— What to do —
From the first line of the listing below, retype each line up to and including the one with "coaches_counts = [1, 1, 1, 1]"; pictures stay out.

— Supplied data —
- - - - -

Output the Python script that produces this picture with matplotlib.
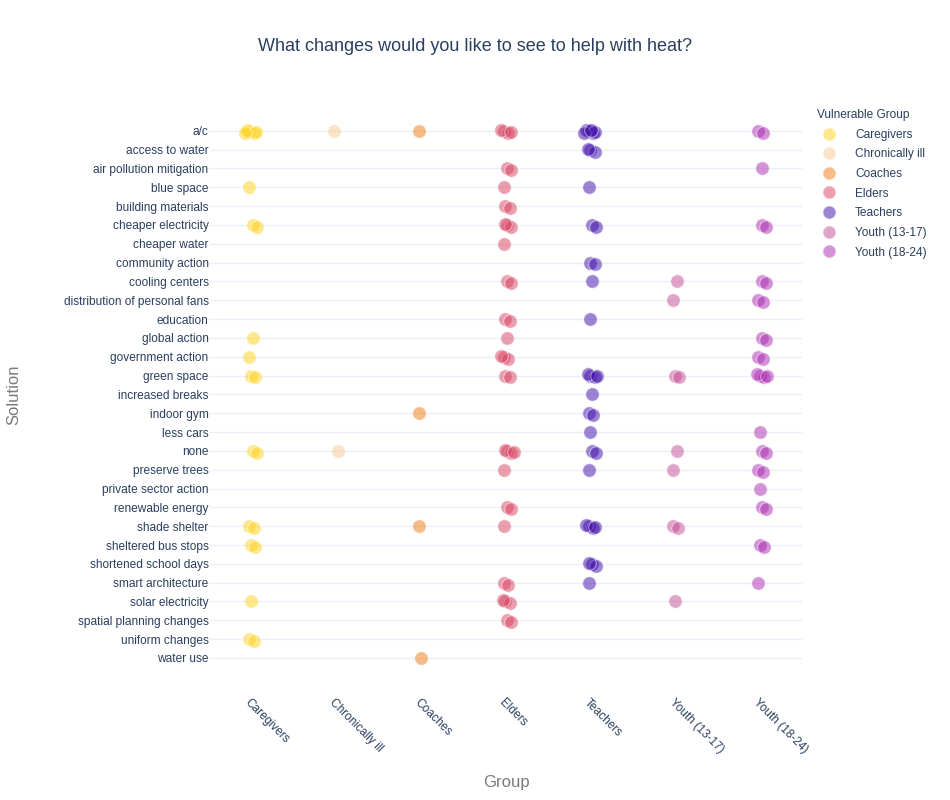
import matplotlib.pyplot as plt
from matplotlib.lines import Line2D

solutions = [
    'a/c', 'access to water', 'air pollution mitigation', 'blue space',
    'building materials', 'cheaper electricity', 'cheaper water',
    'community action', 'cooling centers', 'distribution of personal fans',
    'education', 'global action', 'government action', 'green space',
    'increased breaks', 'indoor gym', 'less cars', 'none', 'preserve trees',
    'private sector action', 'renewable energy', 'shade shelter',
    'sheltered bus stops', 'shortened school days', 'smart architecture',
    'solar electricity', 'spatial planning changes', 'uniform changes',
    'water use',
]

groups = ['Caregivers', 'Chronically ill', 'Coaches', 'Elders', 'Teachers',
          'Youth (13-17)', 'Youth (18-24)']

colors = ['#FFD21A', '#FAC890', '#EE7A10', '#D8405F', '#3D0AA8',
          '#C54A95', '#AA28B0']

# answers per group: solution and number of respondents
caregivers_solutions = ['a/c', 'blue space', 'cheaper electricity', 'global action',
                        'government action', 'green space', 'none', 'shade shelter',
                        'sheltered bus stops', 'solar electricity', 'uniform changes']
caregivers_counts = [5, 1, 2, 1, 1, 2, 2, 2, 2, 1, 2]

chronic_solutions = ['a/c', 'none']
chronic_counts = [1, 1]

coaches_solutions = ['a/c', 'indoor gym', 'shade shelter', 'water use']
coaches_counts = [1, 1, 1, 1]

elders_solutions = ['a/c', 'air pollution mitigation', 'blue space', 'building materials',
                    'cheaper electricity', 'cheaper water', 'cooling centers', 'education',
                    'global action', 'government action', 'green space', 'none',
                    'preserve trees', 'renewable energy', 'shade shelter',
                    'smart architecture', 'solar electricity', 'spatial planning changes']
elders_counts = [4, 2, 1, 2, 3, 1, 2, 2, 1, 3, 2, 4, 1, 2, 1, 2, 3, 2]

teachers_solutions = ['a/c', 'access to water', 'blue space', 'cheaper electricity',
                      'community action', 'cooling centers', 'education', 'green space',
                      'increased breaks', 'indoor gym', 'less cars', 'none',
                      'preserve trees', 'shade shelter', 'shortened school days',
                      'smart architecture']
teachers_counts = [6, 3, 1, 2, 2, 1, 1, 4, 1, 2, 1, 2, 1, 4, 3, 1]

youth1317_solutions = ['cooling centers', 'distribution of personal fans', 'green space',
                       'none', 'preserve trees', 'shade shelter', 'solar electricity']
youth1317_counts = [1, 1, 2, 1, 1, 2, 1]

youth1824_solutions = ['a/c', 'air pollution mitigation', 'cheaper electricity',
                       'cooling centers', 'distribution of personal fans', 'global action',
                       'government action', 'green space', 'less cars', 'none',
                       'preserve trees', 'private sector action', 'renewable energy',
                       'sheltered bus stops', 'smart architecture']
youth1824_counts = [2, 1, 2, 2, 2, 2, 2, 4, 1, 2, 2, 1, 2, 2, 1]

answers = [
    (caregivers_solutions, caregivers_counts),
    (chronic_solutions, chronic_counts),
    (coaches_solutions, coaches_counts),
    (elders_solutions, elders_counts),
    (teachers_solutions, teachers_counts),
    (youth1317_solutions, youth1317_counts),
    (youth1824_solutions, youth1824_counts),
]

# small fixed offsets so stacked answers stay visible (strip jitter)
x_jit = [0.0, 0.05, -0.03, 0.08, -0.05, 0.03]
y_jit = [0.0, 0.1, -0.06, 0.04, 0.12, -0.03]

plt.rcParams['font.family'] = ['Liberation Sans', 'DejaVu Sans']
text_color = '#2a3f5f'

fig = plt.figure(figsize=(9.5, 8), dpi=100)
ax = fig.add_axes([0.2196, 0.154, 0.625, 0.706])

for gi, (sols, counts) in enumerate(answers):
    xs, ys = [], []
    for sol, n in zip(sols, counts):
        yi = solutions.index(sol)
        for k in range(n):
            xs.append(gi + x_jit[k % len(x_jit)] + 0.02 * ((yi % 3) - 1))
            ys.append(yi + y_jit[k % len(y_jit)])
    ax.scatter(xs, ys, s=95, color=colors[gi], alpha=0.5,
               edgecolors='white', linewidths=0.8, zorder=3)

ax.set_xlim(-0.5, len(groups) - 0.5)
ax.set_ylim(len(solutions), -1)
ax.set_yticks(range(len(solutions)))
ax.set_yticklabels(solutions, fontsize=8.6, color=text_color)
ax.set_xticks(range(len(groups)))
ax.set_xticklabels(groups, fontsize=8.6, color=text_color, rotation=-45,
                   ha='left', va='top', rotation_mode='anchor')
ax.tick_params(axis='both', length=0)
ax.tick_params(axis='x', pad=14)
ax.tick_params(axis='y', pad=0)
ax.grid(axis='y', color='#EBF0F8', linewidth=1, zorder=0)
ax.grid(axis='x', visible=False)
for sp in ax.spines.values():
    sp.set_visible(False)

fig.text(0.533, 0.022, 'Group', fontsize=12, color='#7a7a7a',
         ha='center', va='center')
fig.text(0.015, 0.506, 'Solution', fontsize=12, color='#7a7a7a',
         ha='center', va='center', rotation=90)
fig.suptitle('What changes would you like to see to help with heat?',
             x=0.5, y=0.953, fontsize=13, color=text_color)

handles = [Line2D([0], [0], marker='o', linestyle='', markersize=9.5,
                  markerfacecolor=c, markeredgecolor='white', alpha=0.5)
           for c in colors]
leg = ax.legend(handles, groups, title='Vulnerable Group', loc='upper left',
                bbox_to_anchor=(1.01, 1.02), frameon=False, fontsize=8.6,
                title_fontsize=8.6, labelspacing=0.64, handletextpad=1.2,
                alignment='left', borderaxespad=0.3)
for t in leg.get_texts():
    t.set_color(text_color)
leg.get_title().set_color(text_color)

fig.savefig('out.png', dpi=100, facecolor='white')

- - - - -

— Complete output —
Output the Python script that produces this picture with matplotlib.
import matplotlib.pyplot as plt
from matplotlib.lines import Line2D

solutions = [
    'a/c', 'access to water', 'air pollution mitigation', 'blue space',
    'building materials', 'cheaper electricity', 'cheaper water',
    'community action', 'cooling centers', 'distribution of personal fans',
    'education', 'global action', 'government action', 'green space',
    'increased breaks', 'indoor gym', 'less cars', 'none', 'preserve trees',
    'private sector action', 'renewable energy', 'shade shelter',
    'sheltered bus stops', 'shortened school days', 'smart architecture',
    'solar electricity', 'spatial planning changes', 'uniform changes',
    'water use',
]

groups = ['Caregivers', 'Chronically ill', 'Coaches', 'Elders', 'Teachers',
          'Youth (13-17)', 'Youth (18-24)']

colors = ['#FFD21A', '#FAC890', '#EE7A10', '#D8405F', '#3D0AA8',
          '#C54A95', '#AA28B0']

# answers per group: solution and number of respondents
caregivers_solutions = ['a/c', 'blue space', 'cheaper electricity', 'global action',
                        'government action', 'green space', 'none', 'shade shelter',
                        'sheltered bus stops', 'solar electricity', 'uniform changes']
caregivers_counts = [5, 1, 2, 1, 1, 2, 2, 2, 2, 1, 2]

chronic_solutions = ['a/c', 'none']
chronic_counts = [1, 1]

coaches_solutions = ['a/c', 'indoor gym', 'shade shelter', 'water use']
coaches_counts = [1, 1, 1, 1]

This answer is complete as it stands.